Contagion probability in linear threshold model

We study a linear threshold model on a simple undirected connected network G where each non-seed becomes active if and only if the proportion of its active neighbors exceeds its adoption threshold. Each threshold function $\varphi :V\to [0,1]$ is viewed as a point $\left(\varphi \right(v_1),\dots ,\varphi (v_n\left)\right)$ in the n-cube ${[0,1]}^n$, where $V=\{v_1,\dots ,v_n\}$ is the set of nodes in G. We define ϕ as a contagious point of a subset S of nodes if it can induce full contagion from S. Consequently, the volume of the set of contagious points of S in ${[0,1]}^n$ represents the probability of full contagion from S when the adoption threshold of each node is independently and uniformly distributed in $[0,1]$, which we term the contagion probability of S and denote by $p_c\left(S\right)$. We derive an explicit formula for $p_c\left(S\right)$, showing that $p_c\left(S\right)$ is determined by how likely S can produce full contagion exclusively through each spanning tree of the quotient graph $G_S$ of G in which S is treated as a single node.
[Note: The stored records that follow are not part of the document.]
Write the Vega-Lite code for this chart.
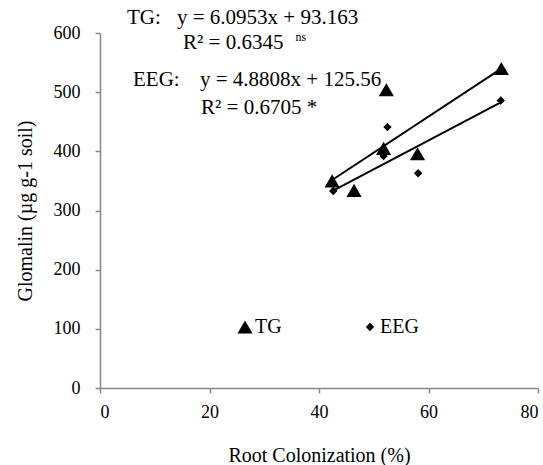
{
  "$schema": "https://vega.github.io/schema/vega-lite/v6.json",
  "width": 438,
  "height": 355,
  "autosize": {"type": "none"},
  "padding": {"left": 100, "top": 33, "right": 5, "bottom": 77},
  "background": "white",
  "config": {
    "view": {"stroke": null},
    "font": "Liberation Serif",
    "axis": {
      "grid": false,
      "domainColor": "#878787",
      "domainWidth": 1.5,
      "tickColor": "#878787",
      "tickWidth": 1.5,
      "tickSize": 5,
      "labelFont": "Liberation Serif",
      "labelFontSize": 18,
      "labelColor": "#000000",
      "titleFont": "Liberation Serif",
      "titleFontSize": 20,
      "titleFontWeight": "normal",
      "titleColor": "#000000"
    },
    "legend": {
      "labelFont": "Liberation Serif"
    }
  },
  "datasets": {
    "points": [
      {"rc": 73.3, "glomalin": 540, "series": "TG"},
      {"rc": 52.3, "glomalin": 504, "series": "TG"},
      {"rc": 51.8, "glomalin": 405, "series": "TG"},
      {"rc": 58.0, "glomalin": 396, "series": "TG"},
      {"rc": 42.4, "glomalin": 350, "series": "TG"},
      {"rc": 46.4, "glomalin": 334, "series": "TG"},
      {"rc": 73.2, "glomalin": 486, "series": "EEG"},
      {"rc": 52.5, "glomalin": 441, "series": "EEG"},
      {"rc": 51.8, "glomalin": 392, "series": "EEG"},
      {"rc": 58.1, "glomalin": 363, "series": "EEG"},
      {"rc": 42.6, "glomalin": 333, "series": "EEG"},
      {"rc": 46.4, "glomalin": 329, "series": "EEG"}
    ],
    "fits": [
      {"rc": 42.4, "glomalin": 351.6, "series": "TG"},
      {"rc": 73.3, "glomalin": 539.9, "series": "TG"},
      {"rc": 42.6, "glomalin": 333.5, "series": "EEG"},
      {"rc": 73.2, "glomalin": 482.8, "series": "EEG"}
    ],
    "labels": [
      {"rc": 4.93, "glomalin": 625, "label": "TG:"},
      {"rc": 14.06, "glomalin": 625, "label": "y = 6.0953x + 93.163"},
      {"rc": 15.16, "glomalin": 583, "label": "R² = 0.6345"},
      {"rc": 6.03, "glomalin": 520.5, "label": "EEG:"},
      {"rc": 18.26, "glomalin": 520.5, "label": "y = 4.8808x + 125.56"},
      {"rc": 18.45, "glomalin": 473, "label": "R² = 0.6705 *"}
    ],
    "sup": [
      {"rc": 35.7, "glomalin": 594, "label": "ns"}
    ]
  },
  "layer": [
    {
      "data": {"name": "fits"},
      "mark": {"type": "line", "color": "black", "strokeWidth": 2},
      "encoding": {
        "x": {"field": "rc", "type": "quantitative"},
        "y": {"field": "glomalin", "type": "quantitative"},
        "detail": {"field": "series"}
      }
    },
    {
      "data": {"name": "points"},
      "mark": {"type": "point", "filled": true, "opacity": 1, "color": "black"},
      "encoding": {
        "x": {
          "field": "rc", "type": "quantitative",
          "scale": {"domain": [0, 80], "nice": false, "zero": true},
          "axis": {"values": [0, 20, 40, 60, 80], "title": "Root Colonization (%)", "labelPadding": 10, "titlePadding": 24}
        },
        "y": {
          "field": "glomalin", "type": "quantitative",
          "scale": {"domain": [0, 600], "nice": false},
          "axis": {"values": [0, 100, 200, 300, 400, 500, 600], "title": "Glomalin (µg g-1 soil)", "labelPadding": 15, "titlePadding": 18}
        },
        "shape": {
          "field": "series", "type": "nominal",
          "scale": {"domain": ["TG", "EEG"], "range": ["triangle-up", "diamond"]},
          "legend": {
            "title": null,
            "orient": "none",
            "legendX": 135,
            "legendY": 284,
            "direction": "horizontal",
            "labelFont": "Liberation Serif",
            "labelFontSize": 20,
            "labelColor": "black",
            "symbolFillColor": "black",
            "symbolStrokeColor": "black",
            "symbolOpacity": 1,
            "labelOffset": 0,
            "columnPadding": 78
          }
        },
        "size": {
          "field": "series", "type": "nominal",
          "scale": {"domain": ["TG", "EEG"], "range": [230, 70]}
        }
      }
    },
    {
      "data": {"name": "labels"},
      "mark": {"type": "text", "align": "left", "baseline": "middle", "fontSize": 21, "font": "Liberation Serif", "color": "black"},
      "encoding": {
        "x": {"field": "rc", "type": "quantitative"},
        "y": {"field": "glomalin", "type": "quantitative"},
        "text": {"field": "label"}
      }
    },
    {
      "data": {"name": "sup"},
      "mark": {"type": "text", "align": "left", "baseline": "middle", "fontSize": 12, "font": "Liberation Serif", "color": "black"},
      "encoding": {
        "x": {"field": "rc", "type": "quantitative"},
        "y": {"field": "glomalin", "type": "quantitative"},
        "text": {"field": "label"}
      }
    }
  ]
}
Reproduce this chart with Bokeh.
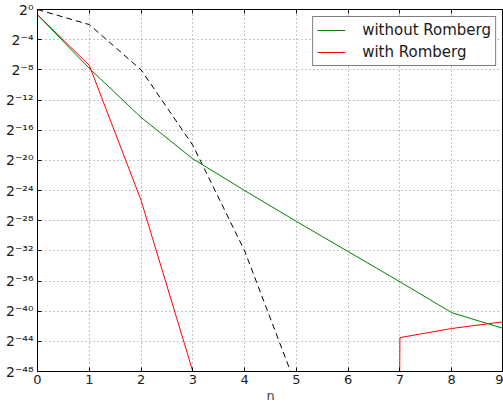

Besides, we compare $p_c\left(S\right)$ with the contagion threshold of S, which is denoted by $q_c\left(S\right)$ and is the probability of full contagion from S when all nodes share a common adoption threshold q chosen uniformly at random from $[0,1]$. We show that the presence of a cycle in $G_S$ is necessary but not sufficient for $p_c\left(S\right)$ to exceed $q_c\left(S\right)$, which indicates that allowing threshold heterogeneity may not always increase the chance of full contagion. Our framework can be extended to study contagion under various threshold settings.